Bei Twitter hat die Debatte, die nunmehr schon vor fast zwei Wochen eingeläutet wurde bisher gerade einmal um die 950 Tweets zum Hashtag zu verzeichnen. Zum Vergleich: #merkel hatte allein in den verganenen 24 Stunden im deutschsprachigen Raum schon mehr als 990 Tweets, #nsa sogar mehr als 1300.  Die meisten Twitter-Reaktionen zu #tag2020 gab’s direkt zum Auftakt der Serie: 161 Tweets  mit diesem Hashtag wurden am 5. August verschickt. An dem Tag veröffentlichte Cordt Schnibben seine „Elf Vorschläge für bessere Zeitungen“ – auf Facebook wurde der Artikel mittlerweile über 1200 Mal empfohlen.

Bezahlen per Klick

Einen zusätzlichen Anstoß zum Start gab die Meldung am Abend desselben Tages, dass Amazon-Gründer Jeff Bezos die Washington Post kauft. „Während in Villarriba noch über die Zukunft der Zeitung nachgedacht wird, wird sie in Villabajo schon gemacht…#WashingtonPost #tag2020“ twittert Journalist Karsten Lohmeyer und träumt in seinem Blog-Artikel schon vom „Beginn einer neuen Ära“, in der Bezos Millionen Leser dazu bringt, sich per Ein-Click System Artikel für ihr Lesegerät zu kaufen. Andere zeigen sich da eher skeptisch. „Und morgen kauft Zalando die FAZ…“ twittert etwa Journalist Simon Sturm – und bekam prompt eine Antwort des Konzerns. Auch die Autoren selbst – etwa Richard Gutjahr und Cordt Schnibben – beteiligen sich zum Teil rege an der Zeitungsdebatte, oder posten weitere Beiträge zum Thema, wie Thomas Knüwer.
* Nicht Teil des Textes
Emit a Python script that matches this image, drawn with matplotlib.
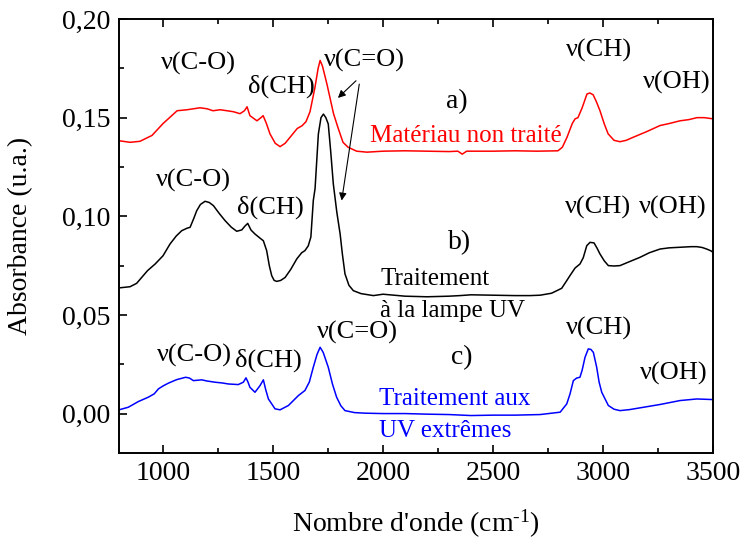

Trennung von Meinung und Inhalt

Ein Blick in die Hunderte von Kommentaren zu den Artikeln und mehr als 170 Beiträge im Forum zeigt, dass die Debatte insgesamt aber auch für nicht-journalistische Leser durchaus auch noch interessant und wichtig ist. Bisher fallen zwischen vielen Meinungen und Vorschlägen vor allem folgende Punkte auf: Erstens der Wunsch nach Trennung von Meinung und Information: Auf der einen Seite verlangen Kommentarschreiber nach mehr kritischem, tiefgängigem und investigativem Qualitäts-Journalismus. Auf der anderen Seite beschweren sich viele über eine zu starke Einordnung, dass ihnen im Artikel schon eine vorgefertigte Meinung aufgedrängt würde. Dies betrifft sowohl Print als auch Online-Inhalte.

Zweitens wünschen sich viele der Kommentatoren eine internetgerechte, nutzerfreundliche Verbreitung von Inhalten: Eine ansprechende App, aber vor allem ein einfaches Bezahlmodell für Online-Medienseiten, mit dem man nicht gleich die ganze Ausgabe kaufen muss, wenn man nur einzelne Artikel lesen möchte.

Wie bei den Artikeln zur Zeitungsdebatte selbst trennen sich auch hier die Meinungen, ob es weiterhin Zeitungen in Papierform geben wird und soll – oder ob es eigentlich nur um die Zukunft der journalistischen Inhalte geht, die in Zukunft eben praktischer auf digitalem Weg verbreitet werden könnten. Die von SPON angekündigte Auswertung der Kommentare in Form einer digitalen Zeitung könnte dabei auch als Statement zur Debatte verstanden werden.